The first thing I noticed about Mr. Shore while watching this video is that he doesn’t seem bothered by these questions, these insecurities. Because that’s what they are: internal crises caused by our inability to accept where we are in our creative development. It reminds me of a certain Ira Glass quote that's been making the Facebook rounds as of late. The only way to escape these questions is to work through it, to keep on creating. As Shore says at 01:16:

“To make music everyday, there’s a certain discipline to that. And day to day, the thing I try to do is not to look too far ahead. And in that day, if you have done your work–-you’ve expressed so many ideas, you’ve done some orchestration, you’ve worked on the film, you’ve worked on the cello concerto–-then you’ve accomplished what you’ve done that day and you’re relaxed, ready for the next day. So what I always try to do is just chip away at it. And you look back and there’s just masses of music–-there’s so much of it, you know.”

Notice that this shot reveals his work environment: Excluding the amazing house, it’s really just a desk, pencil & paper, a piano, a laptop, some basic computer speakers (read: not speaker monitors) and what appears to be a cheap M-Audio 49- or 61-key MIDI controller.

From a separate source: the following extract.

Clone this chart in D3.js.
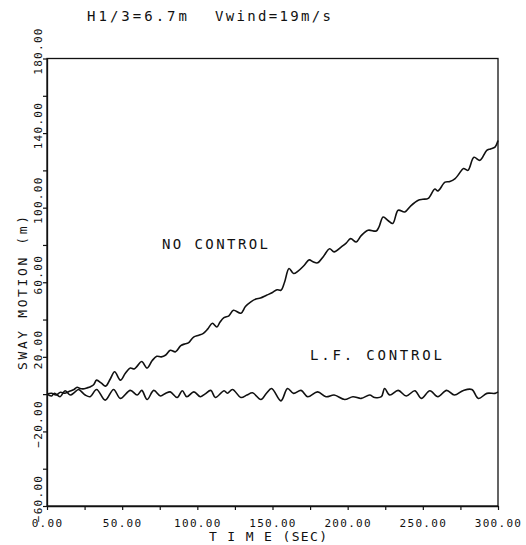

My fellow Berklee composers-in-training and I are working with the same gear, if not more. I wonder what he has that we don’t…?

Apparently, great minds think alike. Ralph Waldo Emerson said nearly the exact same thing two centuries ago:

“Finish every day and be done with it. You have done what you could; some blunders and absurdities no doubt crept in; forget them as soon as you can. Tomorrow is a new day; you shall begin it serenely and with too high a spirit to be encumbered with your old nonsense.”

The main idea here is that if one is to be a composer, one needs to be a composer. Because what are you if not the thing you spend the majority of your time being?

Since coming home to Indiana for a two-week break before the fall semester-–a definite “calm before the storm”–-I’ve slept in until noon everyday and generally done nothing. I’ve spent the majority of my time being a lazy slob, not writing, not studying, not doing anything productive. And I feel terrible because of it–-who knew?

To be a great composer, one must write every day. Not just study scores and techniques, or wistfully think about “the nature of composition.” No. Important as all of these things are, they’re only satellites to the planet. Write every day, and pretty soon your ability will match your taste.

An important point not to be overlooked is the part about relaxing, letting go, getting ready for the next day. This is something I’ve struggled with for years, and no doubt has been the leading cause of my chronic insomnia. The work you do is important, but it’s not everything. Music is inspired by life–-go and live it every once in a while.

In addition to writing music, I enjoy writing these blogs. I have a good dozen blogs that are sitting around unfinished due to a mix of perfectionism and procrastination. If one is to be a writer, one must write. And one must accept one’s writing as never perfect, always unfinished. So that’s why I’m not going to edit this. I’m going to push the Publish button…right…now.